Though many lotteries were ostensibly for charitable, educational, or other beneficial purposes, the proportion of profit applied to such purposes was small. The Newbury Bridge Lottery sold ten thousand dollars' worth of tickets to raise one thousand dollars. The lottery to assist in rebuilding Faneuil Hall was to secure one-tenth of the value of tickets. Harvard College hoped to have twelve and a half per cent. The glowing advertisements of "Rich Wheels," "Real & Truly Fortunate Offices," "Lucky Numbers," "Full Drawings," appealed to every class; the poorest could buy a quarter of a ticket as a speculation. New England clergymen seemed specially to delight in this gambling excitement.
The evil of the system could not fail to be discovered by intelligent citizens. Judge Sewall, ever thoughtful, wrote his protest to friends when he found advertisements of four lotteries in one issue of the Boston News Letter. Though I have seen lottery tickets signed by John Hancock, he publicly expressed his aversion to the system, and Joel Barker and others wrote in condemnation. By 1830 the whole community seemed to have wakened to a sense of their pernicious and unprofitable effect, and laws were passed prohibiting them.
The sports and diversions herein named, of the first century of the Puritan commonwealth, were, after all, joined in by but a scanty handful of junketers. We see in our picture of the olden times no revellers, but a "crowd of sad-visaged people moving duskily through a dull gray atmosphere," who found, as Carlyle said, that work was enjoyment enough. The Pilgrim Fathers had been saddened with war and pestilence, with superstition, with exile, still they had as a contrast the keen novelty of life in the picturesque new land. The sons had lost all the romance and were more narrow, more intolerant. But we must not think them unhappy because they thought it no time for New England to dance. There be those nowadays who care not for dancing, nor for the playing of games, yet are not unhappy. There be, also, I trow, those who fare not at fairs, and show not at shows, and would fain read sober books or study their Bible as did the Puritans, and yet are cheerful. And perhaps also there is a singular little band of those who love not the play—a few such I wot of Puritan blood yet are not sorrowful. Hawthorne said: "Happiness may walk soberly in dark attire as well as dance lightsomely in a gala-dress." And I cannot doubt that good Judge Sewall found as true and deep a pleasure—albeit a melancholy one—in slowly leading, sable-gloved and sable-cloaked, the funeral procession of one of the honored deputies through narrow Boston streets, as did roystering Morton in marshalling his drunken revellers at noisy Merrymount.
XI
BOOKS AND BOOK-MAKERS
There was no calling, no profession more reputable, more profitable in early colonial days than the trade of book-selling. President Dunster, of Harvard College, in his pursuance of that business, gave it the highest and best endorsement; and it must be remembered that all the book-sellers were publishers as well, books being printed for them at their expense. John Dunton, in his "Life and Errors," has given us a very distinct picture of Boston book-sellers and their trade toward the end of the seventeenth century. He landed at that port in 1686 with a large and expensive venture of books "suited to the genius of New England," and he says he was about as welcome to the resident book-sellers as "Sowr ale in Summer." Nevertheless they received him cordially and hospitably, and he in turn was an equally generous rival; for he drew eulogistically the picture of the four book-dealers which that city then boasted. Mr. Phillips was "very just, very thriving, young, witty, and the most Beautiful man in the town of Boston." Mr. Brunning, or Browning, was a "complete book-seller, generous and trustworthy." Dunton says:
"There are some men will run down the most elaborate peices only because they had none of their Midwifery to bring them into public View and yet shall give the greatest encomiums to the most Nauseous trash when they had the hap to be concerned in it."

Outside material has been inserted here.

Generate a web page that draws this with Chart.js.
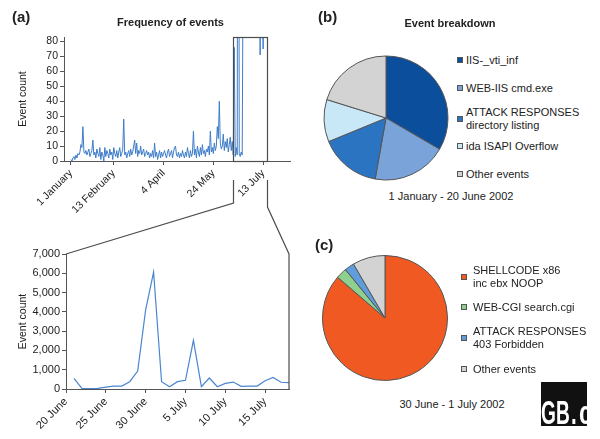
<!DOCTYPE html>
<html><head><meta charset="utf-8">
<script src="https://cdn.jsdelivr.net/npm/chart.js@4.4.0/dist/chart.umd.min.js"></script>
<style>
html,body{margin:0;padding:0;background:#fff;}
#root{position:relative;width:600px;height:439px;overflow:hidden;font-family:"Liberation Sans",Arial,sans-serif;color:#222;}
canvas{position:absolute;}
.c{position:absolute;transform:translate(-50%,-50%);white-space:nowrap;line-height:1;}
.panel{position:absolute;font-weight:bold;font-size:15px;line-height:15px;}
.title{font-weight:bold;font-size:11px;}
.foot{font-size:11px;}
.lg{position:absolute;font-size:11px;line-height:13px;white-space:nowrap;}
.sq{position:absolute;width:6px;height:6px;border:1px solid #555;box-sizing:border-box;}
#logo{position:absolute;left:541px;top:382px;width:46px;height:44px;background:#111;overflow:hidden;}
#logo .t{position:absolute;top:14px;color:#fff;font-size:33px;font-weight:bold;line-height:33px;transform-origin:left top;white-space:nowrap;}
</style></head>
<body><div id="root">
<canvas id="cA" style="left:0;top:0" width="300" height="215"></canvas>
<canvas id="cZ" style="left:0;top:215px" width="300" height="224"></canvas>
<canvas id="cB" style="left:315.5px;top:47.5px" width="140" height="140"></canvas>
<canvas id="cC" style="left:315px;top:248px" width="140" height="140"></canvas>
<canvas id="ov" style="left:0;top:0;z-index:5;pointer-events:none" width="600" height="439"></canvas>

<div class="panel" style="left:12px;top:9px">(a)</div>
<div class="c title" style="left:170.5px;top:22px">Frequency of events</div>
<div class="panel" style="left:318px;top:9px">(b)</div>
<div class="c title" style="left:450px;top:23px">Event breakdown</div>
<div class="c foot" style="left:451px;top:196px">1 January - 20 June 2002</div>
<div class="panel" style="left:315px;top:237px">(c)</div>
<div class="c foot" style="left:452px;top:404px">30 June - 1 July 2002</div>
<div id="legB"></div>
<div id="legC"></div>
<div id="logo"><div class="t" style="left:0;transform:scaleX(0.58)">GB</div><div class="t" style="left:30px;transform:scaleX(0.62)">.</div><div class="t" style="left:38px;transform:scaleX(0.7)">c</div></div>
</div>
<script>
// ---------- data ----------
// Panel (a): daily event counts from 1 January (day 0)
const topCounts = [
  1, 0, 2, 3, 1, 4, 2, 5, 4, 6,
  11, 9, 23, 6, 5, 7, 4, 6, 8, 3,
  5, 7, 14, 4, 6, 2, 8, 5, 3, 9,
  1, 6, 4, 0, 9, 3, 7, 5, 2, 8,
  4, 6, 1, 9, 5, 3, 7, 2, 6, 9,
  3, 5, 8, 28, 4, 6, 2, 5, 7, 3,
  8, 4, 6, 10, 14, 5, 12, 3, 7, 5,
  10, 4, 6, 8, 3, 5, 7, 4, 6, 2,
  5, 3, 7, 2, 12, 3, 6, 1, 4, 7,
  2, 6, 3, 5, 7, 4, 2, 6, 8, 3,
  5, 7, 2, 6, 9, 10, 4, 3, 6, 2,
  5, 3, 7, 4, 2, 6, 3, 9, 5, 2,
  7, 3, 5, 20, 4, 8, 2, 10, 6, 3,
  9, 4, 11, 5, 7, 3, 8, 6, 10, 4,
  20, 6, 9, 5, 12, 7, 10, 23, 15, 40,
  12, 8, 10, 18, 7, 13, 9, 15, 6, 11,
  16, 7, 13, 4, 76, 3, 9, 4, 600, 5, 3, 6, 4,
  150, 120, 200, 300, 380, 930, 4100, 6060, 380, 120, 380, 450, 2520,
  120, 570, 120, 290, 71, 360, 140, 75, 150, 430, 600, 350, 330
];
const topTickDays = [0, 43, 93, 143, 193];
const topTickLabels = ['1 January', '13 February', '4 April', '24 May', '13 July'];
const topYTicks = [0, 10, 20, 30, 40, 50, 60, 70, 80];
const boxDays = [163, 197];

// Zoomed panel: days after 20 June (1 = 21 June)
const zoomCounts = [553, 35, 20, 30, 100, 150, 150, 380, 930, 4100, 6060, 380, 120, 380,
  450, 2520, 120, 570, 120, 290, 360, 140, 150, 150, 430, 600, 350, 330];
const zoomTickDays = [0, 5, 10, 15, 20, 25];
const zoomTickLabels = ['20 June', '25 June', '30 June', '5 July', '10 July', '15 July'];
const zoomYTicks = [0, 1000, 2000, 3000, 4000, 5000, 6000, 7000];

// Panel (b)
const pieBLabels = [['IIS-_vti_inf'], ['WEB-IIS cmd.exe'], ['ATTACK RESPONSES', 'directory listing'], ['ida ISAPI Overflow'], ['Other events']];
const pieBValues = [33.4, 19.4, 16.0, 11.0, 20.2];
const pieBColors = ['#0b4f9c', '#7aa3da', '#2b74c2', '#c9e8f7', '#d3d3d3'];

// Panel (c)
const pieCLabels = [['SHELLCODE x86', 'inc ebx NOOP'], ['WEB-CGI search.cgi'], ['ATTACK RESPONSES', '403 Forbidden'], ['Other events']];
const pieCValues = [86.3, 2.8, 2.5, 8.4];
const pieCColors = ['#f05a22', '#90d08e', '#5f9ddc', '#d3d3d3'];

// ---------- charts ----------
const FONT = '"Liberation Sans", Arial, sans-serif';
function axis(size, extra) {
  const base = {
    grid: {display: true, drawOnChartArea: false, drawTicks: true, tickLength: 4, color: '#555', lineWidth: 1},
    border: {display: true, color: '#555', width: 1},
    ticks: {color: '#222', font: {family: FONT, size: size}, padding: 2, autoSkip: false}
  };
  const out = Object.assign({}, base, extra);
  out.ticks = Object.assign({}, base.ticks, extra.ticks || {});
  return out;
}
const common = {
  responsive: false, animation: false, events: [], devicePixelRatio: 1,
  plugins: {legend: {display: false}, tooltip: {enabled: false}}
};

const chartA = new Chart(document.getElementById('cA'), {
  type: 'line',
  data: {datasets: [{data: topCounts.map((v, i) => ({x: i, y: v})), borderColor: '#3d7cc9', borderWidth: 1,
    pointRadius: 0, tension: 0, fill: false}]},
  options: Object.assign({}, common, {
    layout: {padding: {top: 37, right: 10, left: 0, bottom: 0}},
    scales: {
      x: axis(10.5, {type: 'linear', min: -7, max: 220,
        ticks: {minRotation: 45, maxRotation: 45,
          callback: (v) => { const k = topTickDays.indexOf(v); return k < 0 ? '' : topTickLabels[k]; }},
        afterBuildTicks: (s) => { s.ticks = topTickDays.map(v => ({value: v})); },
        afterFit: (s) => { s.height = 54; }}),
      y: axis(10.5, {min: 0, max: 83,
        afterBuildTicks: (s) => { s.ticks = topYTicks.map(v => ({value: v})); },
        afterFit: (s) => { s.width = 64; },
        title: {display: true, text: 'Event count', color: '#222', font: {family: FONT, size: 10.5}, padding: {top: 17, bottom: 0}}})
    }
  })
});

const chartZ = new Chart(document.getElementById('cZ'), {
  type: 'line',
  data: {datasets: [{data: zoomCounts.map((v, i) => ({x: i + 1, y: v})), borderColor: '#4a86d0', borderWidth: 1.2,
    pointRadius: 0, tension: 0, fill: false}]},
  options: Object.assign({}, common, {
    layout: {padding: {top: 39, right: 11, left: 0, bottom: 0}},
    scales: {
      x: axis(11, {type: 'linear', min: 0, max: 28,
        ticks: {minRotation: 45, maxRotation: 45,
          callback: (v) => { const k = zoomTickDays.indexOf(v); return k < 0 ? '' : zoomTickLabels[k]; }},
        afterBuildTicks: (s) => { s.ticks = zoomTickDays.map(v => ({value: v})); },
        afterFit: (s) => { s.height = 50; }}),
      y: axis(11, {min: 0, max: 7000,
        ticks: {callback: (v) => v.toLocaleString('en-US')},
        afterBuildTicks: (s) => { s.ticks = zoomYTicks.map(v => ({value: v})); },
        afterFit: (s) => { s.width = 66; },
        title: {display: true, text: 'Event count', color: '#222', font: {family: FONT, size: 10.5}, padding: {top: 17, bottom: 0}}})
    }
  })
});

function pie(id, labels, values, colors, pad) {
  return new Chart(document.getElementById(id), {
    type: 'pie',
    data: {labels: labels, datasets: [{data: values, backgroundColor: colors, borderColor: '#555', borderWidth: 1,
      hoverOffset: 0, offset: 0}]},
    options: Object.assign({}, common, {layout: {padding: pad}})
  });
}
pie('cB', pieBLabels, pieBValues, pieBColors, 7.5);
pie('cC', pieCLabels, pieCValues, pieCColors, 7);

// ---------- legends ----------
function legend(hostId, labels, colors, centers, sqLeft, textLeft) {
  const host = document.getElementById(hostId);
  labels.forEach((lines, i) => {
    const cy = centers[i];
    const sq = document.createElement('div');
    sq.className = 'sq';
    sq.style.left = sqLeft + 'px';
    sq.style.top = (cy - 3) + 'px';
    sq.style.background = colors[i];
    host.appendChild(sq);
    const t = document.createElement('div');
    t.className = 'lg';
    t.style.left = textLeft + 'px';
    t.style.top = (cy - lines.length * 13 / 2) + 'px';
    t.innerHTML = lines.join('<br>');
    host.appendChild(t);
  });
}
legend('legB', pieBLabels, pieBColors, [60, 88, 118.5, 146, 174], 457, 466);
legend('legC', pieCLabels, pieCColors, [276.5, 307, 338, 369], 461, 473);

// ---------- zoom box and connectors ----------
const ov = document.getElementById('ov').getContext('2d');
ov.strokeStyle = '#4d4d4d';
ov.lineWidth = 1.2;
const aX = chartA.scales.x, aArea = chartA.chartArea;
const bx1 = Math.round(aX.getPixelForValue(boxDays[0])) + 0.5;
const bx2 = Math.round(aX.getPixelForValue(boxDays[1])) + 0.5;
ov.strokeRect(bx1, Math.round(aArea.top) + 0.5, bx2 - bx1, Math.round(aArea.bottom - aArea.top));
const zA = chartZ.chartArea, oy = 215;
ov.beginPath();
ov.moveTo(bx1, 180); ov.lineTo(bx1, 203); ov.lineTo(zA.left, zA.top + oy);
ov.moveTo(bx2, 180); ov.lineTo(bx2, 207); ov.lineTo(zA.right, zA.top + oy); ov.lineTo(zA.right, zA.bottom + oy);
ov.stroke();
</script>
</body></html>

But Browning would promote a good book whoever printed it. Mr. Campbell, the third book-dealer, was "very industrious, dresses All-a-mode and I am told a young lady of Great Fortune is fallen in love with him." Of Mr. Usher, the remaining book-trader, Dunton asserts:
"He makes the best figure in Boston. He is very rich, adventures much to sea, but has got his Estate by Book selling."